Sunday, July 15, 2012

Three mistakes pronunciation instructors may make (especially if they play guitar badly)

Clip art: Clker
 It is not a coincidence that language instructors who gravitate toward speaking and pronunciation instruction tend to be musical. (My guess is that they play or have played an instrument or are singers of some sort as well. That connection is mentioned in several studies but I can find no systematic research on it.) Being a guitar player, one of the sites I stumbled on, Guitarscalesystem.com, has a list of 3 mistakes to avoid and 6 principles to practice. (Unfortunately, to get to this list you have to sign up for the newsletter, etc.!) The "translation" to pronunciation work is very straightforward . . . if you play an instrument, especially the merging of motor learning and meaning (My extrapolations are in italics):
Mistakes:
1. Too many scales and keys without ever deeply mastering a single scale - Acting like simply "pointing out" problems is effective technique.
2. Not making real music out of the scales - "Rich" repetition of targeted sounds, with haptic-integration and/or engaging expressiveness is the antidote.
Clip art: Clker
3. Mindlessly repeating scale patterns - If you do "mindless" repetition, without multiple-modality involvement, you should be teaching something else, not pronunciation. 

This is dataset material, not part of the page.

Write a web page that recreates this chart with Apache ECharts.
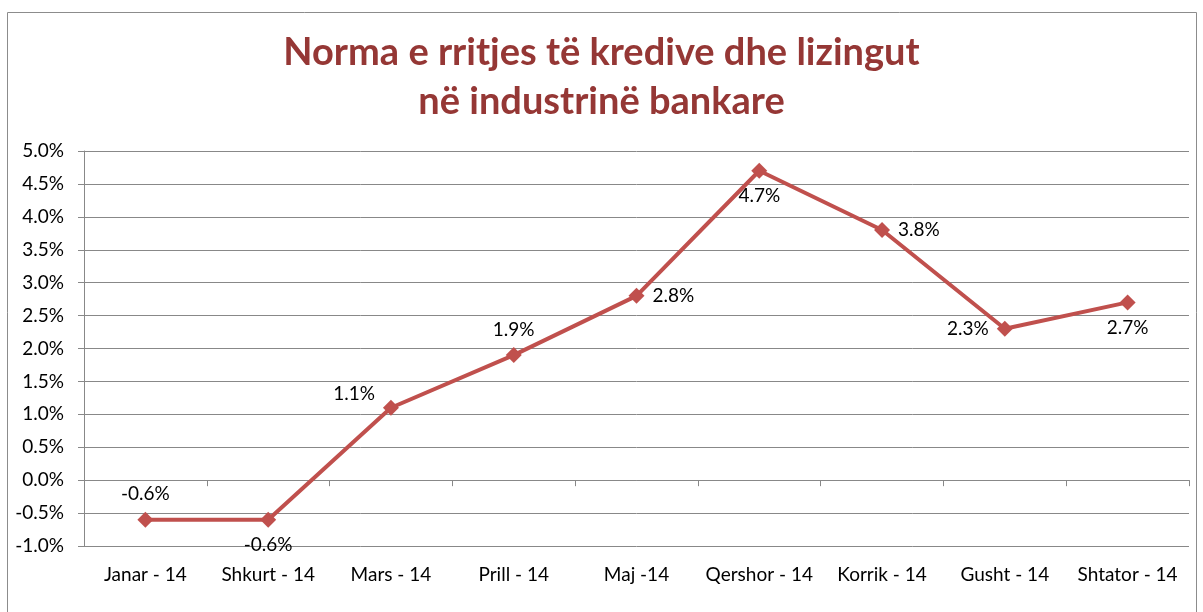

Principles of good practice:
1. Memorize your scale patterns - Yes, teach learners how to memorize more efficiently, based on their personal cognitive style preferences.

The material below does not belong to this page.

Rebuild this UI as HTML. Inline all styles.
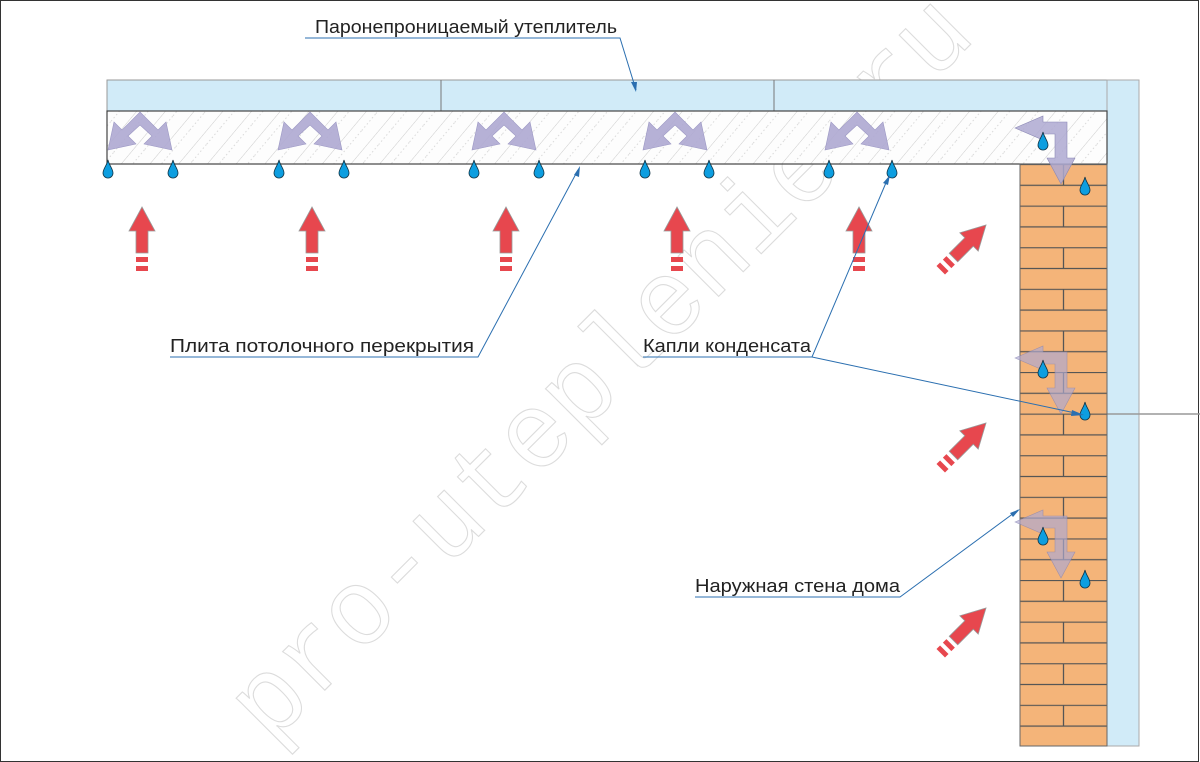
<!DOCTYPE html>
<html><head><meta charset="utf-8"><style>
html,body{margin:0;padding:0;background:#fff}
svg{display:block}
text{font-family:"Liberation Sans Narrow","Liberation Sans","DejaVu Sans Condensed",sans-serif}
</style></head><body>
<svg width="1200" height="762" viewBox="0 0 1200 762" xmlns="http://www.w3.org/2000/svg">
<defs>
<pattern id="hatch" patternUnits="userSpaceOnUse" width="22" height="22" patternTransform="rotate(40)">
<line x1="0" y1="0" x2="0" y2="22" stroke="#888" stroke-width="0.6"/>
<line x1="9" y1="0" x2="9" y2="22" stroke="#aaa" stroke-width="0.6" stroke-dasharray="1.5,2.5"/>
</pattern>
<pattern id="brick" patternUnits="userSpaceOnUse" x="1020" y="164" width="87" height="41.6">
<rect width="87" height="41.6" fill="#f4b479"/>
<line x1="0" y1="0.5" x2="87" y2="0.5" stroke="#555" stroke-width="1.3"/>
<line x1="0" y1="21.3" x2="87" y2="21.3" stroke="#555" stroke-width="1.3"/>
<line x1="43.5" y1="0" x2="43.5" y2="20.8" stroke="#555" stroke-width="1.3"/>
</pattern>
<g id="drop"><path d="M0,-10 C1,-5 5,-1 5,3 A5,5 0 0 1 -5,3 C-5,-1 -1,-5 0,-10Z" fill="#0d9ee0" stroke="#134" stroke-width="0.8"/></g>
<g id="up"><polygon points="0,0 13,24 6,24 6,46 -6,46 -6,24 -13,24" fill="#e7474e" stroke="#999" stroke-width="0.8"/>
<rect x="-6" y="50" width="12" height="5" fill="#e7474e"/><rect x="-6" y="59" width="12" height="5" fill="#e7474e"/></g>
<g id="chev" fill="#aea9d1" fill-opacity="0.9" stroke="#9c98c4" stroke-width="0.6">
<polygon points="-2,-40 16,-22 24,-30 30,-2 2,-8 10,-16 -2,-27 -14,-16 -6,-8 -34,-2 -28,-30 -20,-22"/>
</g>
<g id="bend" fill="#aea9d1" fill-opacity="0.85" stroke="#8b88b5" stroke-width="0.6">
<polygon points="-30,0 -2,-12 -2,-6 22,-6 22,30 30,30 16,56 2,30 10,30 10,6 -2,6 -2,12"/>
</g>
<g id="diag"><g transform="rotate(45)"><use href="#up"/></g></g>
</defs>
<rect x="0.5" y="0.5" width="1198" height="761" fill="#fff" stroke="#333"/>
<text x="0" y="0" transform="translate(270,745) rotate(-45)" font-size="108" fill="none" stroke="#dcdcdc" stroke-width="1.1" textLength="1000" lengthAdjust="spacingAndGlyphs" style="font-family:'Liberation Mono',monospace">pro-uteplenie.ru</text>
<rect x="107" y="80" width="1000" height="31" fill="#d1ebf8" stroke="#999" stroke-width="1"/>
<line x1="441" y1="80" x2="441" y2="111" stroke="#777"/>
<line x1="774" y1="80" x2="774" y2="111" stroke="#777"/>
<rect x="1107" y="80" width="32" height="666" fill="#d1ebf8" stroke="#aaa" stroke-width="1"/>
<line x1="1107" y1="414" x2="1200" y2="414" stroke="#999" stroke-width="1.5"/>
<rect x="107" y="111" width="1000" height="53" fill="#fdfdfd"/>
<rect x="107" y="111" width="1000" height="53" fill="url(#hatch)" opacity="0.7"/>
<rect x="107" y="111" width="1000" height="53" fill="none" stroke="#444" stroke-width="1.2"/>
<rect x="1020" y="164" width="87" height="582" fill="url(#brick)" stroke="#666" stroke-width="1"/>
<use href="#chev" x="142" y="152"/><use href="#chev" x="312" y="152"/><use href="#chev" x="506" y="152"/><use href="#chev" x="677" y="152"/><use href="#chev" x="859" y="152"/>
<use href="#bend" x="1045" y="128"/>
<use href="#bend" x="1045" y="358" style="opacity:0.8"/><use href="#bend" x="1045" y="522" style="opacity:0.8"/>
<use href="#drop" x="108" y="170"/><use href="#drop" x="173" y="170"/><use href="#drop" x="279" y="170"/><use href="#drop" x="344" y="170"/>
<use href="#drop" x="474" y="170"/><use href="#drop" x="539" y="170"/><use href="#drop" x="645" y="170"/><use href="#drop" x="709" y="170"/>
<use href="#drop" x="829" y="170"/><use href="#drop" x="892" y="170"/>
<use href="#drop" x="1043" y="142"/><use href="#drop" x="1085" y="187"/>
<use href="#drop" x="1043" y="370"/><use href="#drop" x="1085" y="412"/>
<use href="#drop" x="1043" y="537"/><use href="#drop" x="1085" y="580"/>
<use href="#up" x="142" y="207"/><use href="#up" x="312" y="207"/><use href="#up" x="506" y="207"/><use href="#up" x="677" y="207"/><use href="#up" x="859" y="207"/>
<use href="#diag" x="986" y="225"/><use href="#diag" x="986" y="423"/><use href="#diag" x="986" y="608"/>
<g stroke="#2b6fb0" stroke-width="1" fill="none">
<polyline points="305,38 620,38 636,90"/>
<polyline points="170,357 478,357 578,170"/>
<polyline points="643,357 812,357 888,178"/>
<polyline points="812,357 1080,414"/>
<polyline points="695,597 900,597 1018,510"/>
</g>
<g fill="#2b6fb0">
<polygon points="636,92 631,82 637,82"/><polygon points="580,166 574,175 579,177"/>
<polygon points="890,175 883,183 888,185"/><polygon points="1084,415 1072,410 1071,416"/>
<polygon points="1020,509 1010,513 1013,517"/>
</g>
<g font-size="18" fill="#222">
<text x="315" y="33" textLength="302" lengthAdjust="spacingAndGlyphs">Паронепроницаемый утеплитель</text>
<text x="170" y="352" textLength="304" lengthAdjust="spacingAndGlyphs">Плита потолочного перекрытия</text>
<text x="643" y="352" textLength="168" lengthAdjust="spacingAndGlyphs">Капли конденсата</text>
<text x="695" y="592" textLength="205" lengthAdjust="spacingAndGlyphs">Наружная стена дома</text>
</g>
</svg>
</body></html>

2. Learn to jump to anywhere on the neck - Link target sounds across lexical sets and exemplars. (Pedagogical movement patterns, based on haptic research in several areas, should do that.)
3. Learn to switch direction in the blink of an eye - Use the visual field for anchoring targeted sounds consistently. 

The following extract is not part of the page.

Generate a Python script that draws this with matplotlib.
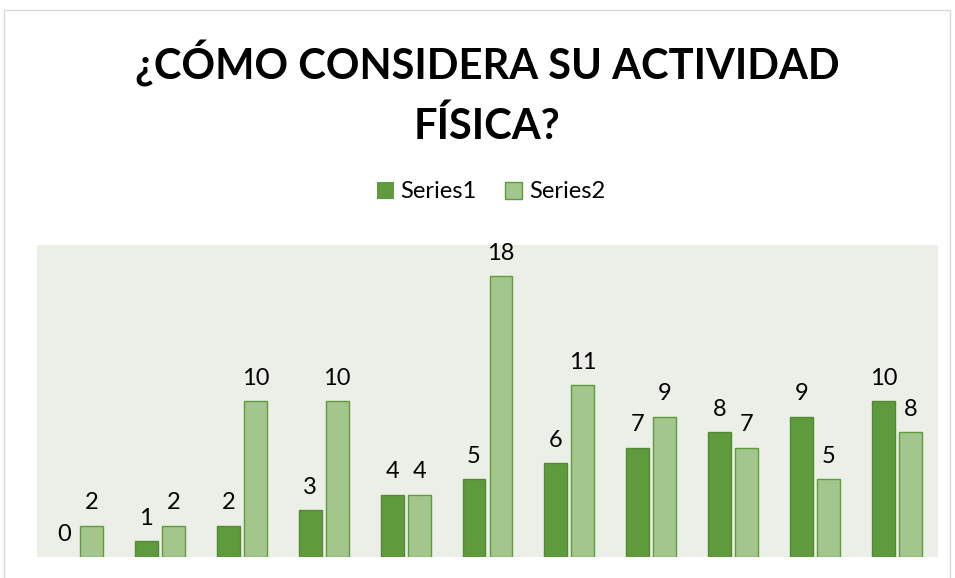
import matplotlib
matplotlib.use('Agg')
from matplotlib import pyplot as plt
import numpy as np
from matplotlib.patches import Rectangle

categories = [str(i) for i in range(1, 12)]
series1 = [0, 1, 2, 3, 4, 5, 6, 7, 8, 9, 10]
series2 = [2, 2, 10, 10, 4, 18, 11, 9, 7, 5, 8]
title = '¿CÓMO CONSIDERA SU ACTIVIDAD\nFÍSICA?'

plt.rcParams['font.family'] = ['Lato', 'DejaVu Sans']

W, H = 955, 578
fig = plt.figure(figsize=(W / 100, H / 100), dpi=100)
fig.patch.set_facecolor('white')

# chart border
fig.patches.append(Rectangle((4 / W, -0.05), 946 / W, 1.05 - 10 / H, transform=fig.transFigure,
                             fill=False, edgecolor='#D9D9D9', linewidth=1))

ax = fig.add_axes([37 / W, (H - 557) / H, 901 / W, 312 / H])
ax.set_facecolor('#EBEFE8')

x = np.arange(len(categories))
bw = 0.28
off = 0.165
b1 = ax.bar(x - off, series1, bw, color='#5F9A3C', edgecolor='#538A33', linewidth=1, label='Series1')
b2 = ax.bar(x + off, series2, bw, color='#A3C68C', edgecolor='#5F9A3C', linewidth=1, label='Series2')
for rects, vals in ((b1, series1), (b2, series2)):
    for r, v in zip(rects, vals):
        if v == 0:
            r.set_linewidth(0)
        ax.text(r.get_x() + r.get_width() / 2, v + 0.8, str(v), ha='center', va='bottom',
                fontsize=17, color='#000000')

ax.set_xlim(-0.5, len(categories) - 0.5)
ax.set_ylim(0, 20)
ax.set_xticks([])
ax.set_yticks([])
for s in ax.spines.values():
    s.set_visible(False)

fig.text(487 / W, 1 - 93 / H, title, ha='center', va='center', fontsize=30,
         fontweight='bold', linespacing=1.6)

fig.legend(handles=[b1, b2], loc='center', bbox_to_anchor=(491 / W, 1 - 192 / H), ncol=2,
           frameon=False, fontsize=17, handlelength=0.7, handleheight=0.7,
           handletextpad=0.3, columnspacing=1.2)

plt.savefig('out.png', dpi=100)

4. Know the building block shapes and how they interact together - Yes . . . the "sense" half of "felt sense" means having very concise, clear cognitive and rule schemas for learners as well.
5. Learn your scales on single strings, as double stops and beyond . . . This is critical, focusing on targeted sounds with maximal attention, in an "uncluttered" visual and emotional setting in class.
6. See the entire keyboard as one "monster pattern!" - Both instructor and learner need to understand how the whole system functions, instructors at a theoretical level; learners, by being equipped with a simple set of explanations, practices and anchoring procedures--especially the latter. 
Time to face the music on how you manage drill, repetition and anchoring?